OneNeck IT Solutions announced in late June that it had completed its new Denver data center.
The facility, located in Douglas County, is the company's first in Colorado and ninth within the U.S. The $20 million site currently offers 35,000 square feet of space, but a total of 160,000 square feet will be available on the 11 acre lot once the facility is fully constructed. The site was built with 11.5 million pounds of high-density concrete surrounding and supporting the building, and the walls and ceilings were made with 15 inch-thick pre-stressed concrete with reinforced with steel. The roof was also made with a cambered design to provide the structure with additional load-bearing capacity.
Phil LaForge, CEO of OneNeck IT Solutions said that one of the building's most important design features was keeping HVAC equipment and the facility's water sources completely separate from the server rooms.
"This way all six sides of our data rooms are built like a concrete fortress to provide an added measure of safety, load bearing strength and protection for our customer's most critical IT equipment and business systems," said LaForge. "Built to be fault tolerant and continuously maintainable without interruption, this facility is designed to deliver maximum reliability for our customers."
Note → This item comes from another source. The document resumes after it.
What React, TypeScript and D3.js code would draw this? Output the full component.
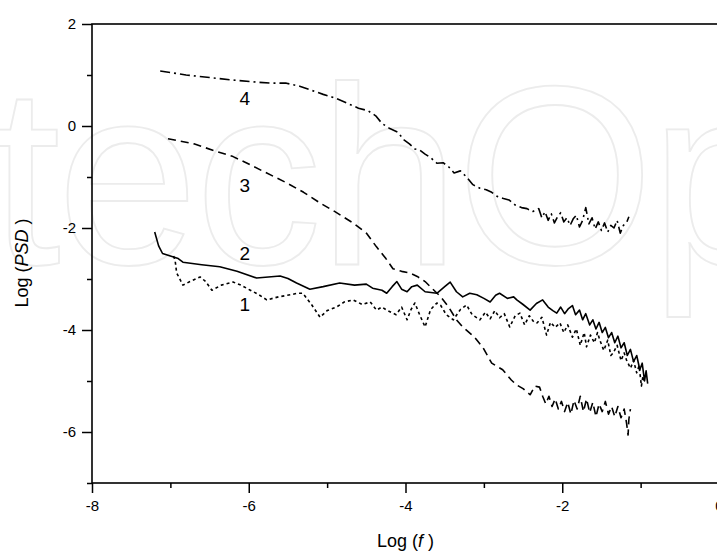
import React, { useRef, useEffect } from "react";
import * as d3 from "d3";

// log(f) vs log(PSD)
const curve1: [number, number][] = [
  [-6.96, -2.55], [-6.94, -2.63], [-6.92, -2.88], [-6.84, -3.12], [-6.75, -3.05], [-6.62, -2.96],
  [-6.55, -3.05], [-6.47, -3.22], [-6.35, -3.12], [-6.2, -3.06], [-6.1, -3.12], [-5.98, -3.22],
  [-5.88, -3.3], [-5.77, -3.41], [-5.62, -3.35], [-5.47, -3.31], [-5.38, -3.28], [-5.31, -3.28],
  [-5.2, -3.5], [-5.09, -3.75], [-5.0, -3.62], [-4.88, -3.55], [-4.78, -3.45], [-4.67, -3.41],
  [-4.55, -3.5], [-4.45, -3.45], [-4.37, -3.61], [-4.3, -3.55], [-4.24, -3.61], [-4.12, -3.7],
  [-4.05, -3.55], [-3.98, -3.8], [-3.93, -3.6], [-3.88, -3.47], [-3.82, -3.7], [-3.75, -3.94],
  [-3.68, -3.6], [-3.6, -3.47], [-3.55, -3.52], [-3.48, -3.7], [-3.39, -3.8], [-3.3, -3.6],
  [-3.22, -3.51], [-3.15, -3.7], [-3.05, -3.8], [-2.98, -3.65], [-2.92, -3.78], [-2.86, -3.62],
  [-2.8, -3.76], [-2.74, -3.68], [-2.67, -3.94], [-2.6, -3.72], [-2.54, -3.67], [-2.48, -3.9],
  [-2.42, -3.72], [-2.36, -3.85], [-2.32, -3.86], [-2.26, -3.75], [-2.2, -4.1], [-2.15, -3.85],
  [-2.09, -3.95], [-2.03, -3.86], [-1.98, -4.05], [-1.93, -3.9], [-1.87, -4.14], [-1.82, -3.98],
  [-1.77, -4.3], [-1.72, -4.05], [-1.69, -4.33], [-1.64, -4.1], [-1.59, -4.25], [-1.55, -4.05],
  [-1.52, -4.2], [-1.47, -4.4], [-1.42, -4.2], [-1.38, -4.5], [-1.35, -4.45], [-1.3, -4.3],
  [-1.25, -4.6], [-1.21, -4.45], [-1.18, -4.59], [-1.13, -4.75], [-1.09, -4.6], [-1.05, -4.84],
  [-1.02, -4.7], [-0.99, -5.1], [-0.97, -4.9], [-0.95, -5.04],
];

const curve2: [number, number][] = [
  [-7.2, -2.08], [-7.15, -2.35], [-7.1, -2.5], [-7.0, -2.55], [-6.9, -2.6], [-6.84, -2.67],
  [-6.6, -2.72], [-6.37, -2.76], [-6.15, -2.85], [-5.9, -2.98], [-5.75, -2.96], [-5.6, -2.94],
  [-5.5, -2.99], [-5.39, -3.08], [-5.22, -3.2], [-5.05, -3.15], [-4.84, -3.08], [-4.65, -3.12],
  [-4.5, -3.1], [-4.42, -3.18], [-4.3, -3.22], [-4.24, -3.28], [-4.17, -3.15], [-4.11, -3.05],
  [-4.05, -3.2], [-3.98, -3.25], [-3.92, -3.15], [-3.85, -3.12], [-3.75, -3.25], [-3.6, -3.28],
  [-3.5, -3.15], [-3.43, -3.06], [-3.35, -3.25], [-3.27, -3.35], [-3.18, -3.28], [-3.09, -3.31],
  [-3.0, -3.38], [-2.92, -3.45], [-2.85, -3.32], [-2.8, -3.28], [-2.7, -3.38], [-2.62, -3.35],
  [-2.58, -3.41], [-2.5, -3.5], [-2.41, -3.61], [-2.33, -3.48], [-2.25, -3.41], [-2.18, -3.55],
  [-2.12, -3.62], [-2.07, -3.67], [-2.02, -3.55], [-1.97, -3.68], [-1.92, -3.58], [-1.87, -3.52],
  [-1.83, -3.7], [-1.78, -3.61], [-1.74, -3.8], [-1.7, -3.68], [-1.65, -3.9], [-1.61, -3.8],
  [-1.57, -3.98], [-1.53, -3.85], [-1.49, -4.05], [-1.45, -3.95], [-1.41, -4.15], [-1.37, -4.05],
  [-1.33, -4.25], [-1.29, -4.12], [-1.25, -4.35], [-1.21, -4.25], [-1.17, -4.5], [-1.13, -4.38],
  [-1.09, -4.62], [-1.05, -4.5], [-1.01, -4.78], [-0.98, -4.65], [-0.95, -5.0], [-0.93, -4.8],
  [-0.91, -5.05],
];

const curve3: [number, number][] = [
  [-7.03, -0.25], [-6.7, -0.35], [-6.41, -0.5], [-6.2, -0.6], [-6.02, -0.73], [-5.8, -0.9],
  [-5.51, -1.12], [-5.3, -1.3], [-5.09, -1.51], [-4.9, -1.68], [-4.67, -1.9], [-4.5, -2.1],
  [-4.37, -2.37], [-4.25, -2.6], [-4.16, -2.8], [-4.05, -2.85], [-3.95, -2.88], [-3.85, -2.95],
  [-3.75, -3.05], [-3.65, -3.2], [-3.55, -3.35], [-3.45, -3.55], [-3.35, -3.8], [-3.27, -3.94],
  [-3.12, -4.14], [-3.01, -4.35], [-2.9, -4.65], [-2.76, -4.78], [-2.65, -4.98], [-2.58, -5.08],
  [-2.5, -5.15], [-2.41, -5.27], [-2.35, -5.1], [-2.29, -5.12], [-2.25, -5.3], [-2.21, -5.45],
  [-2.17, -5.3], [-2.13, -5.5], [-2.09, -5.35], [-2.05, -5.55], [-2.01, -5.4], [-1.97, -5.6],
  [-1.93, -5.42], [-1.89, -5.65], [-1.85, -5.38], [-1.81, -5.55], [-1.77, -5.3], [-1.73, -5.6],
  [-1.69, -5.35], [-1.65, -5.62], [-1.61, -5.42], [-1.57, -5.7], [-1.53, -5.45], [-1.49, -5.6],
  [-1.45, -5.4], [-1.41, -5.65], [-1.37, -5.5], [-1.33, -5.7], [-1.29, -5.5], [-1.25, -5.72],
  [-1.21, -5.55], [-1.18, -5.82], [-1.16, -6.06], [-1.15, -5.75], [-1.13, -5.55],
];

const curve4: [number, number][] = [
  [-7.13, 1.08], [-6.8, 1.0], [-6.5, 0.95], [-6.2, 0.9], [-5.9, 0.86], [-5.7, 0.84],
  [-5.52, 0.84], [-5.35, 0.78], [-5.2, 0.7], [-5.05, 0.62], [-4.9, 0.55], [-4.75, 0.45],
  [-4.6, 0.35], [-4.48, 0.3], [-4.38, 0.2], [-4.3, 0.05], [-4.2, -0.05], [-4.1, -0.12],
  [-4.02, -0.27], [-3.95, -0.35], [-3.88, -0.45], [-3.82, -0.47], [-3.75, -0.55], [-3.68, -0.62],
  [-3.6, -0.73], [-3.52, -0.72], [-3.45, -0.8], [-3.38, -0.92], [-3.3, -0.88], [-3.22, -1.0],
  [-3.14, -1.15], [-3.05, -1.22], [-2.97, -1.25], [-2.9, -1.3], [-2.83, -1.38], [-2.75, -1.42],
  [-2.68, -1.45], [-2.6, -1.55], [-2.52, -1.6], [-2.45, -1.62], [-2.38, -1.68], [-2.3, -1.62],
  [-2.26, -1.8], [-2.22, -1.68], [-2.18, -1.85], [-2.14, -1.72], [-2.1, -1.9], [-2.06, -1.78],
  [-2.02, -1.7], [-1.98, -1.88], [-1.94, -1.8], [-1.9, -1.95], [-1.86, -1.82], [-1.82, -1.75],
  [-1.78, -1.98], [-1.74, -1.85], [-1.7, -1.6], [-1.66, -1.92], [-1.62, -1.8], [-1.58, -2.02],
  [-1.54, -1.88], [-1.5, -2.05], [-1.46, -1.9], [-1.42, -2.08], [-1.38, -1.95], [-1.34, -2.0],
  [-1.3, -1.85], [-1.26, -2.1], [-1.22, -1.95], [-1.18, -1.9], [-1.15, -1.78],
];

const series = [
  { name: "1", points: curve1, dash: "3,3", label: [-6.05, -3.62] },
  { name: "2", points: curve2, dash: "", label: [-6.05, -2.62] },
  { name: "3", points: curve3, dash: "8,5", label: [-6.05, -1.3] },
  { name: "4", points: curve4, dash: "10,4,2,4", label: [-6.05, 0.42] },
];

const xMajor = [-8, -6, -4, -2, 0];
const xMinor = [-7, -5, -3, -1];
const yMajor = [2, 0, -2, -4, -6];
const yMinor = [1, -1, -3, -5, -7];

const W = 717;
const H = 554;
const m = { left: 92, top: 24, right: 719, bottom: 483 };
const font = "'Liberation Sans', Arial, sans-serif";

export default function App() {
  const xAxisRef = useRef<SVGGElement>(null);
  const yAxisRef = useRef<SVGGElement>(null);

  const x = d3.scaleLinear().domain([-8, 0]).range([m.left, m.right]);
  const y = d3.scaleLinear().domain([-7, 2]).range([m.bottom, m.top]);
  const line = d3
    .line<[number, number]>()
    .x((d) => x(d[0]))
    .y((d) => y(d[1]));

  useEffect(() => {
    document.body.style.margin = "0";
    const fmt = (d: d3.NumberValue) => String(d);

    const gx = d3.select(xAxisRef.current);
    gx.selectAll("*").remove();
    gx.append("g")
      .call(d3.axisBottom(x).tickValues(xMajor).tickSize(10).tickPadding(7).tickFormat(fmt).tickSizeOuter(0));
    gx.append("g")
      .call(d3.axisBottom(x).tickValues(xMinor).tickSize(5).tickFormat(() => "").tickSizeOuter(0));

    const gy = d3.select(yAxisRef.current);
    gy.selectAll("*").remove();
    gy.append("g")
      .call(d3.axisLeft(y).tickValues(yMajor).tickSize(10).tickPadding(6).tickFormat(fmt).tickSizeOuter(0));
    gy.append("g")
      .call(d3.axisLeft(y).tickValues(yMinor).tickSize(5).tickFormat(() => "").tickSizeOuter(0));

    [gx, gy].forEach((g) => {
      g.selectAll(".domain").remove();
      g.selectAll("line").attr("stroke", "#000").attr("stroke-width", 1.5);
      g.selectAll("text").attr("font-family", font).attr("font-size", 15).attr("fill", "#000");
    });
  }, []);

  return (
    <svg width={W} height={H} style={{ display: "block", background: "#fff" }}>
      <text
        x={-10}
        y={264}
        fontFamily={font}
        fontSize={255}
        fill="none"
        stroke="#ececec"
        strokeWidth={1.8}
        letterSpacing={-4}
      >
        techOpen
      </text>
      {series.map((s) => (
        <path
          key={s.name}
          d={line(s.points) || ""}
          fill="none"
          stroke="#000"
          strokeWidth={1.6}
          strokeDasharray={s.dash || undefined}
          strokeLinejoin="round"
        />
      ))}
      {series.map((s) => (
        <text
          key={"l" + s.name}
          x={x(s.label[0])}
          y={y(s.label[1])}
          textAnchor="middle"
          fontFamily={font}
          fontSize={19}
        >
          {s.name}
        </text>
      ))}
      <rect
        x={m.left}
        y={m.top}
        width={m.right - m.left}
        height={m.bottom - m.top}
        fill="none"
        stroke="#000"
        strokeWidth={1.6}
      />
      <g ref={xAxisRef} transform={`translate(0,${m.bottom})`} />
      <g ref={yAxisRef} transform={`translate(${m.left},0)`} />
      <text x={x(-4)} y={547} textAnchor="middle" fontFamily={font} fontSize={18}>
        Log (<tspan fontStyle="italic">f</tspan> )
      </text>
      <text
        transform={`translate(28,263) rotate(-90)`}
        textAnchor="middle"
        fontFamily={font}
        fontSize={18}
      >
        Log (<tspan fontStyle="italic">PSD</tspan> )
      </text>
    </svg>
  );
}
Creating a state-of-the-art facility
The Colorado data center has received a Tier 3 certification from the Uptime Institute overall. The site's electrical infrastructure has received a Tier 4 certification, ensuring multiple levels of redundancy and backup support. The building also offers a security system with three-factor authentication that includes biometric elements. A Very Early Smoke Detection Apparatus is in place at the facility, providing an ultra-quick fire detection system. A variety of industry compliance requirements are supported by the Denver data center, including SSAE 16, PCI-DSS and HIPAA.
In an effort for data center sustainability, the building was constructed with an energy saving cooling system, as well as self-balancing, redundant and flexible accommodation of energy use and thermal densities within the cabinet arrangements. The facility has a projected PUE of 1.2 or lower.
Data center tax incentives played an important role in the creation of the Colorado data center, according to LaForge. The Douglas County Commissioners Office waved the business personal property tax for the facility, making the area an ideal place to build.